Smartphones: gare au pillage des données personnelles

Le smartphone est devenu un compagnon de tous les instants pour les Français. Aujourd’hui, 24 millions en possédent un. On s’en sert pour s’informer, pour jouer, pour échanger ou pour prendre des photos. Mais ce joujou cache bien des choses et peut jouer des tours. Une étude publiée par la CNIL et l’INRIA, le 9 avril, révèle que les applications pour smartphones collectent et transmettent des données personnelles à l’insu de l’utilisateur.

Comptes en banque, mots de passe, photos, carnets d’adresses, informations de géolocalisation... Votre smartphone en dit long sur vous à votre insu. Cet ami du quotidien représente une véritable mine d’informations personnelles. Pendant un an, la Commission nationale de l’informatique et des libertés (CNIL) et l’Institut national de recherche en informatique et en automatique (INRIA) ont travaillé main dans la main sur le projet Mobilitics, destiné à analyser dans quelle mesure nos smartphones portent atteinte à notre vie privée. Les résultats sont alarmants.

« On a ouvert le capot et on a regardé à l’intérieur pour essayer de comprendre comment ça marche », résume Stéphane Petitcolas, affilié au service de l’expertise informatique de la CNIL. Pour décrypter ces « boîtes noires », les deux institutions ont créé un logiciel et l’ont intégré à six iPhones afin de déceler les informations enregistrées, stockées et diffusées par les applications installées sur ceux-ci. « Notre but était de dire ‘‘Regardez, il y a des données qui sortent de votre smartphone, restez vigilants" », explique Stéphane Petitcolas. Pendant trois mois, des membres de la CNIL ont utilisé ces smartphones comme le leur afin de réaliser une expérience in vivo.

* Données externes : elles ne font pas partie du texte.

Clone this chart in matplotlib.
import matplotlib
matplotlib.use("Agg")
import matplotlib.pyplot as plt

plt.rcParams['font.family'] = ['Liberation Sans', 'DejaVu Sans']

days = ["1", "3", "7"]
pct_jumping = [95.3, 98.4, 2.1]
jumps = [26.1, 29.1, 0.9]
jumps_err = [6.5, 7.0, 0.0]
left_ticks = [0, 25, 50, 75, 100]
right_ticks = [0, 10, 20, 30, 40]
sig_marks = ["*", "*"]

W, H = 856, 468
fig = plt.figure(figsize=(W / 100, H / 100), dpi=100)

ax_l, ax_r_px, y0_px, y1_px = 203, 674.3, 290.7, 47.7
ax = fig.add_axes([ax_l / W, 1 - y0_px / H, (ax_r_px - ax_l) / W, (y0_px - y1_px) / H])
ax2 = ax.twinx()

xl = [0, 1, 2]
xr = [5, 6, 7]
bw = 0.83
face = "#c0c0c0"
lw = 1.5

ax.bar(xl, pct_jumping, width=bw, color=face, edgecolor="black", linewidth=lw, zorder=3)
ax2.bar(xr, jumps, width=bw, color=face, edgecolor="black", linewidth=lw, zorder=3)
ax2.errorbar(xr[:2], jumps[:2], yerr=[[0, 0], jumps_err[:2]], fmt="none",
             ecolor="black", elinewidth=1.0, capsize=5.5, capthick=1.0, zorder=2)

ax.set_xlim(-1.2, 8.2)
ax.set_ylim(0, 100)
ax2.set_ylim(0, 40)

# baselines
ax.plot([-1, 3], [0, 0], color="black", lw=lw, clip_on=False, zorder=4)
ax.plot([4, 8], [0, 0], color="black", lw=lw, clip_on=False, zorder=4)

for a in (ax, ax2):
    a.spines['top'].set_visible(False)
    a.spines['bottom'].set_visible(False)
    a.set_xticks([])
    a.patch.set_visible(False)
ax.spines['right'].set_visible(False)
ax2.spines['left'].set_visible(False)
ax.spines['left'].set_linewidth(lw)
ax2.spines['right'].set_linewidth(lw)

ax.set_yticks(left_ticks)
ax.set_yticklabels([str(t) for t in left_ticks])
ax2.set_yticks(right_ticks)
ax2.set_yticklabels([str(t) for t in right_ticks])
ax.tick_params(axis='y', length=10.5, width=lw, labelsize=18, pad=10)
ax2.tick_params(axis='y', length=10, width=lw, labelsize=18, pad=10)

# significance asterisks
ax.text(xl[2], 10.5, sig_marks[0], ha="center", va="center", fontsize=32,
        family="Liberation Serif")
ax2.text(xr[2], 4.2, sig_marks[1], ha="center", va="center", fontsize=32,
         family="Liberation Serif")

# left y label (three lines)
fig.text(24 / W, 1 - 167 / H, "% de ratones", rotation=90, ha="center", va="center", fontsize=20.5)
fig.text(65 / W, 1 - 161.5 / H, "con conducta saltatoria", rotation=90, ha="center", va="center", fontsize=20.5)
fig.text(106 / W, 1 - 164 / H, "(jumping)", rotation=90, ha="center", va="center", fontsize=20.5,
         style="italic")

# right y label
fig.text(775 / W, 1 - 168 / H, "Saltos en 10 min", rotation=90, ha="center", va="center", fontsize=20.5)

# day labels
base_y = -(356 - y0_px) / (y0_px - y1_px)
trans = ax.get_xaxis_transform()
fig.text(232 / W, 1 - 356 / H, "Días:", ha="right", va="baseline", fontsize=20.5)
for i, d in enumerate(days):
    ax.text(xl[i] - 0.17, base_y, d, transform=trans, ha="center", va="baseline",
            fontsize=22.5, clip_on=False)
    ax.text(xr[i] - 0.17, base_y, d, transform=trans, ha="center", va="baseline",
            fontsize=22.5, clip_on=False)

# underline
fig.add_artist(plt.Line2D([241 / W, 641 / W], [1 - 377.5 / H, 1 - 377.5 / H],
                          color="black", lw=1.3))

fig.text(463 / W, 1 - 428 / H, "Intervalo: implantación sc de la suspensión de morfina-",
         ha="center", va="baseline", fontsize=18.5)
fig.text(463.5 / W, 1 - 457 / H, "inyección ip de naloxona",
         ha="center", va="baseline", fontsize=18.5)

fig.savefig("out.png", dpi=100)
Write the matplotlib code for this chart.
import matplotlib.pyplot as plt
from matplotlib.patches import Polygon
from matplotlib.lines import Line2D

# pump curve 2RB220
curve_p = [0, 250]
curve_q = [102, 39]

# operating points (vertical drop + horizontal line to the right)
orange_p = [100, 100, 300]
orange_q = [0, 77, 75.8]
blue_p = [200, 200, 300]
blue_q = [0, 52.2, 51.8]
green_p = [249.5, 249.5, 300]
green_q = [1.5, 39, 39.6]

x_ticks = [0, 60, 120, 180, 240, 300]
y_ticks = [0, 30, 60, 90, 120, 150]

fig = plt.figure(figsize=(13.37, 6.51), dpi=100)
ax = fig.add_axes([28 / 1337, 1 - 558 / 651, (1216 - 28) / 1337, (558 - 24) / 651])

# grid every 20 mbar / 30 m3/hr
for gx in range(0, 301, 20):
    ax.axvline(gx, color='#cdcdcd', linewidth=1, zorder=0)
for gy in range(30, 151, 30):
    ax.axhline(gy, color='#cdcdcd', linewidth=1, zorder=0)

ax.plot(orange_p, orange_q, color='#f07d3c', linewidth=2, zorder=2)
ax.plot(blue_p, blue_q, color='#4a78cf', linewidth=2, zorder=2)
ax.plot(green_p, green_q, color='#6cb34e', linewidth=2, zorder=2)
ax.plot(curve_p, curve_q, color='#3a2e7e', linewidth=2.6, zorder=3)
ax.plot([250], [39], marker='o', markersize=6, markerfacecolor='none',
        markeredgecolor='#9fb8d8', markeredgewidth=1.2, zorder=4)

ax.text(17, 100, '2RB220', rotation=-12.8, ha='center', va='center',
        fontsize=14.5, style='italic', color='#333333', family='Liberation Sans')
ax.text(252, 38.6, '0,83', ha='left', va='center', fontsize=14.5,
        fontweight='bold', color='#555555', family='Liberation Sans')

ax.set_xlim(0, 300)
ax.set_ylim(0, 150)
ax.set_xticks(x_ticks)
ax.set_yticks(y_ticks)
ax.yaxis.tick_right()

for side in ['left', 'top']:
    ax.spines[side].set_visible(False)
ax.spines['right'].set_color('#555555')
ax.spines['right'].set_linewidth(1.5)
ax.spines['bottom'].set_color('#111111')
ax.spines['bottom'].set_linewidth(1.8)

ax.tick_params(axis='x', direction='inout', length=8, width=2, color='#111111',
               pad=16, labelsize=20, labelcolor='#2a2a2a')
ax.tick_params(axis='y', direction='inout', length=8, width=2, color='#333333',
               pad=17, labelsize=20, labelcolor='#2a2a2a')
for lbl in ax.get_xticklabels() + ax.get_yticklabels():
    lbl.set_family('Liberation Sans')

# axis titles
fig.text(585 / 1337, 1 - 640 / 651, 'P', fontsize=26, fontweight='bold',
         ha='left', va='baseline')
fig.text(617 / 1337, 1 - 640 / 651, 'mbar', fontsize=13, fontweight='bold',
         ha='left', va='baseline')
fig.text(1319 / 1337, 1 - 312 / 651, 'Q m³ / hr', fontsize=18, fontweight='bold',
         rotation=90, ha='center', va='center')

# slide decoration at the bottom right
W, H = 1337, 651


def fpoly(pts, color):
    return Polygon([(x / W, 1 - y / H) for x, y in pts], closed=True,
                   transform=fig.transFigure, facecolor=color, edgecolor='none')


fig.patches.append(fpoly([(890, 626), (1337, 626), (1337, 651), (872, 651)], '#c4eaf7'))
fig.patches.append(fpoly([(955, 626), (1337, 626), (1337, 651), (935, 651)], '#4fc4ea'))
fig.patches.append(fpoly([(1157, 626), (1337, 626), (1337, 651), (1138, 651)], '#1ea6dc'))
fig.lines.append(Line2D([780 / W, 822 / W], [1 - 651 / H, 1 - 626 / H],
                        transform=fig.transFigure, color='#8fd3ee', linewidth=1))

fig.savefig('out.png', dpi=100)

Tracking généralisé, utilisation floue des données

Les résultats sont à faire pâlir : 9 giga-octets de données récoltées, soit 7 millions d’évènements à analyser. La suite est d’autant plus surprenante : sur 189 applications utilisées, 176 se connectent à Internet, 87 accèdent à l’identifiant unique du téléphone (UDID), 36 au nom de l’appareil, 19 aux comptes personnels et 15 au carnet d’adresses. Le constat est clair : « Les outils d’identification et de traçage envahissent les smartphones ». Le tout sans raison apparente. Et la reine des données reste la géolocalisation de l’appareil : « Près de 41 000 évènements de géolocalisation collectés pour six personnes en 90 jours, soit une moyenne de 76 évènements par volontaire par jour », déplore la CNIL dans son rapport.

« L’utilisateur n’est pas informé, n’a pas donné son consentement et n’a aucun contrôle sur l’accès des applications aux données personnelles stockées dans son smartphone. Et cela conduit à un tracking généralisé », s’indigne Stéphane Petitcolas. A quoi servent ces données ? Au ciblage publicitaire pour les acteurs « classiques » du traçage informatique (Google, la société française Criteo ou Amazon) ou à l’établissement de statistiques pour les acteurs d’analyse (Google Analytics). Des acteurs « tiers » complètement méconnus du public récoltent les données, transmises par les développeurs ou magasins d’applications, pour établir des profils très étayés. Le but : créer de nouvelles applications. « La société américaine Flurry est implantée dans plus de 50% des applications de l’Apple Store et recueille, chaque jour, 2,8 billions de données sur les utilisateurs d’applications », cite, à titre d’exemple, Stéphane Petitcolas.

« Les données personnelles : le pétrole de l’économie numérique »

Mais la marge de manœuvre de la CNIL reste limitée. Il est difficile de savoir si l’application recueille ces informations car son fonctionnement l’exige ou si elle le fait de manière arbitraire. Difficile aussi de déterminer dans quelle proportion les données récoltées sont utilisées. Pour la CNIL, « la transparence doit jouer à tous les niveaux » pour permettre au public de gérer l’accès des applications à ses informations personnelles. « Notre présidente (Isabelle Falque-Pierrotin, Ndlr) a l’habitude de dire que les données personnelles sont le pétrole de l’économie numérique », souligne Stéphane Petitcolas. La CNIL et l’INRIA poursuivent l’expérimentation, cette fois sur le système Androïd de Google, pour suivre l’évolution de la collecte de données.